Fear

What fear is, how it manifests and what does it finally mean is a topic of my interest presently. Fear, by mere definition, means “an emotion experienced in anticipation of some specific pain or danger”. Since dictionaries tend to generalize the meaning, we could accept fear so. However, what that specific pain is, is outside the lexicographic domain. I relate that specificity invariably to death! Its as if the fear of death, knowingly or unknowingly, is the substratum for all the fears; it’s the mother of all fears.

Be it the fear of snakes, ghosts, all sorts of phobias, or even that of the unknown. Ironically, I wonder if the fear of life, for people who attempt suicide, is also a fear of death! It may be a little far-fetched, but its something to think about. For now, lets take it for me to be saying that barring the fear of life, all other fears are but a fear of death.

Only because fear concerns itself with the matter of death, the locus of fear cannot be found. Just as any other matter related to death or death itself is a mystery, so is fear too. Fear is an inherent feeling just as existence is. It arises subjectively depending on other external factors, but it arises internally. Fear, by itself does not stand separately outside an individual. It’s a phenomenon that grabs the mind and takes it along into its depths towards the area that we may term as a death zone. A person, when in fear, cares about nothing, however logical or scientific.
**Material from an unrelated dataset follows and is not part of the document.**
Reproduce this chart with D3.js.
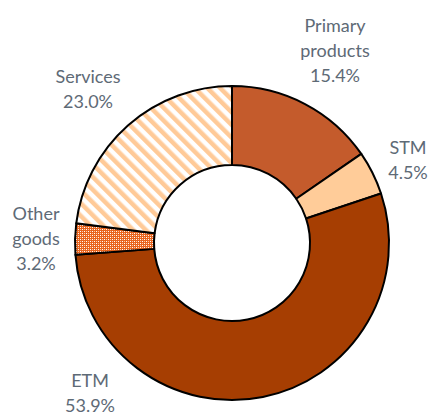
<!DOCTYPE html>
<html>
<head>
<meta charset="utf-8">
<script src="https://cdn.jsdelivr.net/npm/d3@7"></script>
<style>
  body { margin: 0; background: #fff; }
  text { font-family: Lato, "Open Sans", sans-serif; }
</style>
</head>
<body>
<svg id="chart" width="433" height="414"></svg>
<script>
// shares of exports, clockwise from 12 o'clock
let categories = ["Primary products", "STM", "ETM", "Other goods", "Services"];
let values = [15.4, 4.5, 53.9, 3.2, 23.0];
let labelLines = [["Primary", "products"], ["STM"], ["ETM"], ["Other", "goods"], ["Services"]];

// label anchors (centre of the text block), picked to match the layout
let labelPos = [[335, 51], [408, 160], [90, 393], [36, 239], [88, 89]];

let w = 433, h = 414;
let cx = 232, cy = 243, outer = 157, inner = 78;

let svg = d3.select("#chart");
let defs = svg.append("defs");

// wide diagonal stripes for services
let stripes = defs.append("pattern")
    .attr("id", "stripes")
    .attr("patternUnits", "userSpaceOnUse")
    .attr("width", 9).attr("height", 9)
    .attr("patternTransform", "rotate(-45)");
stripes.append("rect").attr("width", 9).attr("height", 9).attr("fill", "#fff");
stripes.append("rect").attr("width", 4.5).attr("height", 9).attr("fill", "#FFCA98");

// small checker for other goods
let checker = defs.append("pattern")
    .attr("id", "checker")
    .attr("patternUnits", "userSpaceOnUse")
    .attr("width", 4).attr("height", 4);
checker.append("rect").attr("width", 4).attr("height", 4).attr("fill", "#E8641E");
checker.append("rect").attr("x", 0).attr("y", 0).attr("width", 1).attr("height", 1).attr("fill", "#fff");
checker.append("rect").attr("x", 2).attr("y", 2).attr("width", 1).attr("height", 1).attr("fill", "#fff");
checker.append("rect").attr("x", 2).attr("y", 0).attr("width", 1).attr("height", 1).attr("fill", "#FBC8A8");
checker.append("rect").attr("x", 0).attr("y", 2).attr("width", 1).attr("height", 1).attr("fill", "#FBC8A8");

let fills = d3.scaleOrdinal()
    .domain(categories)
    .range(["#C45B2C", "#FFCC99", "#A63E02", "url(#checker)", "url(#stripes)"]);

let pie = d3.pie().sort(null).value(d => d.value);
let arc = d3.arc().innerRadius(inner).outerRadius(outer);

let data = categories.map((c, i) => ({ name: c, value: values[i], lines: labelLines[i], pos: labelPos[i] }));

let g = svg.append("g").attr("transform", `translate(${cx},${cy})`);
g.selectAll("path")
    .data(pie(data))
    .enter().append("path")
    .attr("d", arc)
    .attr("fill", d => fills(d.data.name))
    .attr("stroke", "#000")
    .attr("stroke-width", 2)
    .attr("stroke-linejoin", "round");

let lineH = 25;
let labels = svg.append("g").selectAll("text")
    .data(data)
    .enter().append("text")
    .attr("text-anchor", "middle")
    .attr("font-size", 18)
    .attr("fill", "#5E6A76");

labels.each(function (d) {
    let rows = d.lines.concat([d.value.toFixed(1) + "%"]);
    let top = d.pos[1] - (rows.length - 1) * lineH / 2;
    d3.select(this).selectAll("tspan")
        .data(rows)
        .enter().append("tspan")
        .attr("x", d.pos[0])
        .attr("y", (r, i) => top + i * lineH)
        .attr("dy", "0.35em")
        .text(r => r);
});
</script>
</body>
</html>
So how do we deal with fear? I personally feel that trying to analyze death itself could cure all the fears. What is it that excites a person about life? What is it that an individual is going to do living a longer life? How will it matter to a person what lies after death? Does it affect how a person dies? To such series of thoughts, someone eventually brings up: your family will be affected if you die or even if you don’t, a handicap could burden your dependents more than death. Now that’s categorically fear, is it not? So, you tag along with life the way it is. But, if you carefully analyze this botheration, you could easily see that what we consider as a matter of concern for our family is factually a matter of our own concern. That I may not live to witness my family suffer is not a concern towards the family but it’s a selfish feeling of not wanting to be pained by my family’s suffering!

3 comments:

Anonymous said...

fear of death is imprinted in mind.

iMindG said...

fear of death is a part of fear of UNKNOWN!

Advaitavedanti said...

That is a common (mis)understanding; but I differ from the view. Fear is an *anticipation*; if it is unknown, how can you anticipate, how can you fear death then?

The key is, therefore, not *unknown*, but *partly-known* (wrongly known or misunderstood). If its totally unknown, there can be no fear per se. (Taking a spiritual side to it, fear of death is carried from earlier lives!)